Alpha-particle trajectory

• The trajectory traced by an α-particle depends on the impact parameter, b of collision. The impact parameter is the perpendicular distance of the initial velocity vector of the α-particle from the centre of the nucleus.
•  A given beam of α-particles has a distribution of impact parameters b, so that the beam is scattered in various directions with different probabilities . (In a beam, all particles have nearly same kinetic energy.) It is seen that an α-particle close to the nucleus (small impact parameter) suffers large scattering. In case of head-on collision, the impact parameter is minimum and the α-particle rebounds back (θ ≅ π). For a large impact parameter, the α-particle goes nearly undeviated and has a small deflection (θ ≅ 0). 
• The fact that only a small fraction of the number of incident particles rebound back indicates that the number of α-particles undergoing head on collision is small. This, in turn, implies that the mass of the atom is concentrated in a small volume. Rutherford scattering therefore, is a powerful way to determine an upper limit to the size of the nucleus.

ATOMIC SPECTRA

ATOMIC SPECTRA

• As mentioned, each element has a characteristic spectrum of radiation, which it emits.
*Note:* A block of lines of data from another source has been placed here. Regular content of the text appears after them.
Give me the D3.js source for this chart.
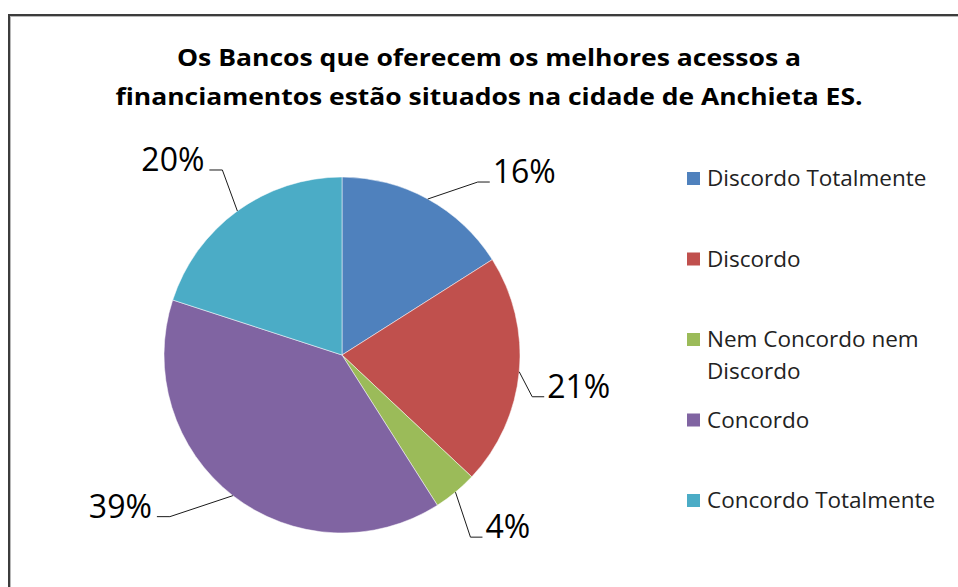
<!DOCTYPE html>
<html><head><meta charset="utf-8">
<script src="https://cdn.jsdelivr.net/npm/d3@7"></script>
<style>body{margin:0;background:#fff}svg{display:block}</style>
</head><body>
<script>
const titleLines = ["Os Bancos que oferecem os melhores acessos a", "financiamentos estão situados na cidade de Anchieta ES."];
const categories = ["Discordo Totalmente", "Discordo", "Nem Concordo nem Discordo", "Concordo", "Concordo Totalmente"];
const legendLines = [["Discordo Totalmente"], ["Discordo"], ["Nem Concordo nem", "Discordo"], ["Concordo"], ["Concordo Totalmente"]];
const values = [16, 21, 4, 39, 20];
const colors = ["#4F81BD", "#C0504D", "#9BBB59", "#8064A2", "#4BACC6"];
// leader-line elbow offsets relative to the slice edge (layout only)
const leaderOffsets = [[50, -17], [13, 25], [15, 45], [-63, 21], [-15, -41]];

const W = 958, H = 587;
const svg = d3.select("body").append("svg").attr("width", W).attr("height", H);

// frame
svg.append("rect").attr("x", 9).attr("y", 15).attr("width", 1000).attr("height", 700)
  .attr("fill", "none").attr("stroke", "#3c3c3c").attr("stroke-width", 2);
svg.append("rect").attr("x", 10.5).attr("y", 16.5).attr("width", 1000).attr("height", 700)
  .attr("fill", "none").attr("stroke", "#b8b8b8").attr("stroke-width", 1);

// title
const titleW = [624, 747];
svg.selectAll("text.title").data(titleLines).join("text")
  .attr("class", "title")
  .attr("x", 489).attr("y", (d, i) => 66 + i * 39)
  .attr("text-anchor", "middle")
  .attr("font-family", "'Open Sans', sans-serif").attr("font-weight", 700).attr("font-size", 24)
  .attr("textLength", (d, i) => titleW[i]).attr("lengthAdjust", "spacingAndGlyphs")
  .attr("fill", "#000").text(d => d);

// pie
const cx = 342, cy = 355, R = 178;
const pie = d3.pie().sort(null).value(d => d).startAngle(0).endAngle(2 * Math.PI);
const arcs = pie(values);
const arc = d3.arc().innerRadius(0).outerRadius(R);
const edgeArc = d3.arc().innerRadius(R).outerRadius(R);
const color = d3.scaleOrdinal().domain(categories).range(colors);

const g = svg.append("g").attr("transform", `translate(${cx},${cy})`);
g.selectAll("path.slice").data(arcs).join("path")
  .attr("class", "slice")
  .attr("d", arc)
  .attr("fill", (d, i) => color(categories[i]))
  .attr("stroke", "#fff").attr("stroke-width", 0.5);

// leader lines + labels
const total = d3.sum(values);
arcs.forEach((a, i) => {
  const e = edgeArc.centroid(a);
  const off = leaderOffsets[i];
  const elbow = [e[0] + off[0], e[1] + off[1]];
  const right = off[0] > 0 && (a.startAngle + a.endAngle) / 2 < Math.PI;
  const endX = elbow[0] + (right ? 12 : -13);
  g.append("path")
    .attr("d", d3.line()([e, elbow, [endX, elbow[1]]]))
    .attr("fill", "none").attr("stroke", "#1a1a1a").attr("stroke-width", 1);
  g.append("text")
    .attr("x", endX + (right ? 3 : -5)).attr("y", elbow[1] + 1)
    .attr("text-anchor", right ? "start" : "end")
    .attr("font-family", "'Open Sans', sans-serif").attr("font-size", 32)
    .attr("fill", "#000")
    .text(Math.round(values[i] / total * 100) + "%");
});

// legend
const legY = d3.scalePoint().domain(categories).range([186, 508]);
const leg = svg.append("g");
categories.forEach((c, i) => {
  const y = legY(c);
  leg.append("rect").attr("x", 687).attr("y", y - 14).attr("width", 13).attr("height", 13)
    .attr("fill", color(c));
  legendLines[i].forEach((t, j) => {
    leg.append("text").attr("x", 707).attr("y", y + j * 32)
      .attr("font-family", "'Open Sans', sans-serif").attr("font-size", 22.5)
      .attr("fill", "#222").text(t);
  });
});
</script>
</body></html>
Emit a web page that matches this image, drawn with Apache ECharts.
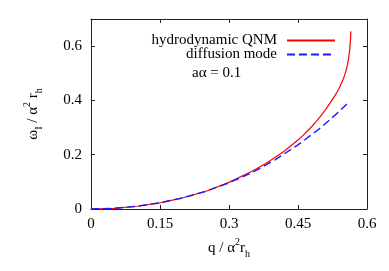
<!DOCTYPE html>
<html><head><meta charset="utf-8">
<script src="https://cdn.jsdelivr.net/npm/echarts@6/dist/echarts.min.js"></script>
<style>html,body{margin:0;padding:0;background:#fff}#c{width:389px;height:271px}</style>
</head><body><div id="c"></div>
<script>
// hydrodynamic QNM (red, solid)
const qnmQ = [0, 0.05, 0.1, 0.15, 0.2, 0.25, 0.3, 0.35, 0.38, 0.42, 0.45, 0.46, 0.48, 0.49, 0.5, 0.51, 0.52, 0.528, 0.535, 0.54, 0.545, 0.549, 0.552, 0.555, 0.557, 0.559, 0.561, 0.5625, 0.5635, 0.5642, 0.5648];
const qnmW = [0, 0.0025, 0.0101, 0.0229, 0.0413, 0.0655, 0.098, 0.139, 0.168, 0.213, 0.254, 0.2695, 0.304, 0.323, 0.344, 0.366, 0.391, 0.412, 0.431, 0.4465, 0.465, 0.482, 0.496, 0.513, 0.528, 0.545, 0.568, 0.589, 0.610, 0.628, 0.655];
// diffusion mode (blue, dashed)
const difQ = [0, 0.05, 0.1, 0.15, 0.2, 0.25, 0.3, 0.35, 0.4, 0.45, 0.5, 0.54, 0.562];
const difW = [0, 0.0025, 0.0101, 0.0229, 0.0413, 0.0652, 0.0965, 0.1337, 0.1811, 0.2362, 0.300, 0.360, 0.396];
// axis ticks
const xTicks = [0, 0.15, 0.3, 0.45, 0.6];
const yTicks = [0, 0.2, 0.4, 0.6];
const yMax = 0.7;
const seriesNames = ['hydrodynamic QNM', 'diffusion mode'];
const paramLabel = 'aα = 0.1';

const FONT = 'Liberation Serif';
const zip = (a, b) => a.map((v, i) => [v, b[i]]);
const axisCommon = {
  axisLine: {show: true, onZero: false, lineStyle: {color: '#222', width: 1}},
  axisTick: {show: true, inside: true, length: 4, lineStyle: {color: '#222'}},
  splitLine: {show: false}
};
const nameRich = {
  t: {fontFamily: FONT, fontSize: 15, color: '#000', lineHeight: 22},
  sup: {fontFamily: FONT, fontSize: 10, color: '#000', lineHeight: 12, verticalAlign: 'top'},
  sub: {fontFamily: FONT, fontSize: 10, color: '#000', lineHeight: 12, verticalAlign: 'bottom'}
};
const legendCommon = {
  right: 53, align: 'right', orient: 'vertical',
  itemWidth: 48, itemHeight: 14, padding: 0,
  itemStyle: {opacity: 0},
  textStyle: {fontFamily: FONT, fontSize: 15, color: '#000', padding: [0, 5, 0, 0]},
  selectedMode: false
};
const chart = echarts.init(document.getElementById('c'), null, {renderer: 'canvas'});
chart.setOption({
  animation: false,
  backgroundColor: '#fff',
  grid: {left: 91, right: 22, top: 19, bottom: 62},
  xAxis: [
    Object.assign({}, axisCommon, {
      type: 'value', position: 'bottom',
      min: xTicks[0], max: xTicks[xTicks.length - 1], interval: xTicks[1] - xTicks[0],
      axisLabel: {fontFamily: FONT, fontSize: 15, color: '#000', margin: 8},
      name: '{t|q / α}{sup|2}{t|r}{sub|h}',
      nameLocation: 'middle', nameGap: 23,
      nameTextStyle: {rich: nameRich}
    }),
    Object.assign({}, axisCommon, {
      type: 'value', position: 'top',
      min: xTicks[0], max: xTicks[xTicks.length - 1], interval: xTicks[1] - xTicks[0],
      axisLabel: {show: false}
    })
  ],
  yAxis: [
    Object.assign({}, axisCommon, {
      type: 'value', position: 'left',
      min: yTicks[0], max: yMax, interval: yTicks[1] - yTicks[0],
      axisLabel: {fontFamily: FONT, fontSize: 15, color: '#000', margin: 9, showMaxLabel: false},
      name: '{t|ω}{sub|I}{t| / α}{sup|2}{t| r}{sub|h}',
      nameLocation: 'middle', nameGap: 47, nameRotate: 90,
      nameTextStyle: {rich: nameRich}
    }),
    Object.assign({}, axisCommon, {
      type: 'value', position: 'right',
      min: yTicks[0], max: yMax, interval: yTicks[1] - yTicks[0],
      axisLabel: {show: false}
    })
  ],
  legend: [
    Object.assign({}, legendCommon, {data: [seriesNames[0]], top: 33}),
    Object.assign({}, legendCommon, {data: [seriesNames[1]], top: 47})
  ],
  graphic: [{
    type: 'text', left: 192, top: 66,
    style: {text: paramLabel, font: '15px "Liberation Serif"', fill: '#000'}
  }],
  series: [
    {
      name: seriesNames[0], type: 'line', data: zip(qnmQ, qnmW),
      symbol: 'none', smooth: false,
      lineStyle: {color: '#ff0000', width: 1.2}, itemStyle: {color: '#ff0000'}
    },
    {
      name: seriesNames[1], type: 'line', data: zip(difQ, difW),
      symbol: 'none', smooth: false,
      lineStyle: {color: '#1a1aff', width: 1.4, type: [8, 4]}, itemStyle: {color: '#1a1aff'}
    }
  ]
});
</script>
</body></html>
When an atomic gas or vapour is excited at low pressure, usually by passing an electric current through it, the emitted radiation has a spectrum which contains certain specific wavelengths only. 
• A spectrum of this kind is termed as emission line spectrum and it consists of bright lines on a dark background. The spectrum emitted by atomic hydrogen is shown in Fig. 
• Study of emission line spectra of a material can therefore serve as a type of “fingerprint” for identification of the gas. When white light passes through a gas and we analyse the transmitted light using a spectrometer we find some dark lines in the spectrum. 
• These dark lines correspond precisely to those wavelengths which were found in the emission line spectrum of the gas. This is called the absorption spectrum of the material of the gas.